Octo: An Open-Source Generalist Robot Policy
- URL: http://arxiv.org/abs/2405.12213v2
- Date: Sun, 26 May 2024 19:55:26 GMT
- Title: Octo: An Open-Source Generalist Robot Policy
- Authors: Octo Model Team, Dibya Ghosh, Homer Walke, Karl Pertsch, Kevin Black, Oier Mees, Sudeep Dasari, Joey Hejna, Tobias Kreiman, Charles Xu, Jianlan Luo, You Liang Tan, Lawrence Yunliang Chen, Pannag Sanketi, Quan Vuong, Ted Xiao, Dorsa Sadigh, Chelsea Finn, Sergey Levine,
- Abstract summary: We introduce Octo, a large transformer-based policy trained on 800k trajectories from the Open X-Embodiment dataset.
It can be effectively finetuned to robot setups with new sensory inputs and action spaces within a few hours on standard consumer GPU.
We also perform detailed ablations of design decisions for the Octo model, from architecture to training data, to guide future research on building generalist robot models.

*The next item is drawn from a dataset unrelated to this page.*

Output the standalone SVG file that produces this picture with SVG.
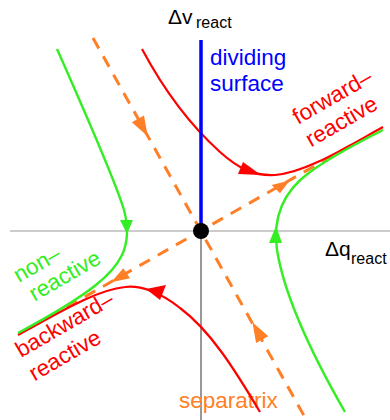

- Score: 88.14295917143188
- License: http://creativecommons.org/licenses/by/4.0/
- Abstract: Large policies pretrained on diverse robot datasets have the potential to transform robotic learning: instead of training new policies from scratch, such generalist robot policies may be finetuned with only a little in-domain data, yet generalize broadly. However, to be widely applicable across a range of robotic learning scenarios, environments, and tasks, such policies need to handle diverse sensors and action spaces, accommodate a variety of commonly used robotic platforms, and finetune readily and efficiently to new domains. In this work, we aim to lay the groundwork for developing open-source, widely applicable, generalist policies for robotic manipulation. As a first step, we introduce Octo, a large transformer-based policy trained on 800k trajectories from the Open X-Embodiment dataset, the largest robot manipulation dataset to date. It can be instructed via language commands or goal images and can be effectively finetuned to robot setups with new sensory inputs and action spaces within a few hours on standard consumer GPUs. In experiments across 9 robotic platforms, we demonstrate that Octo serves as a versatile policy initialization that can be effectively finetuned to new observation and action spaces. We also perform detailed ablations of design decisions for the Octo model, from architecture to training data, to guide future research on building generalist robot models.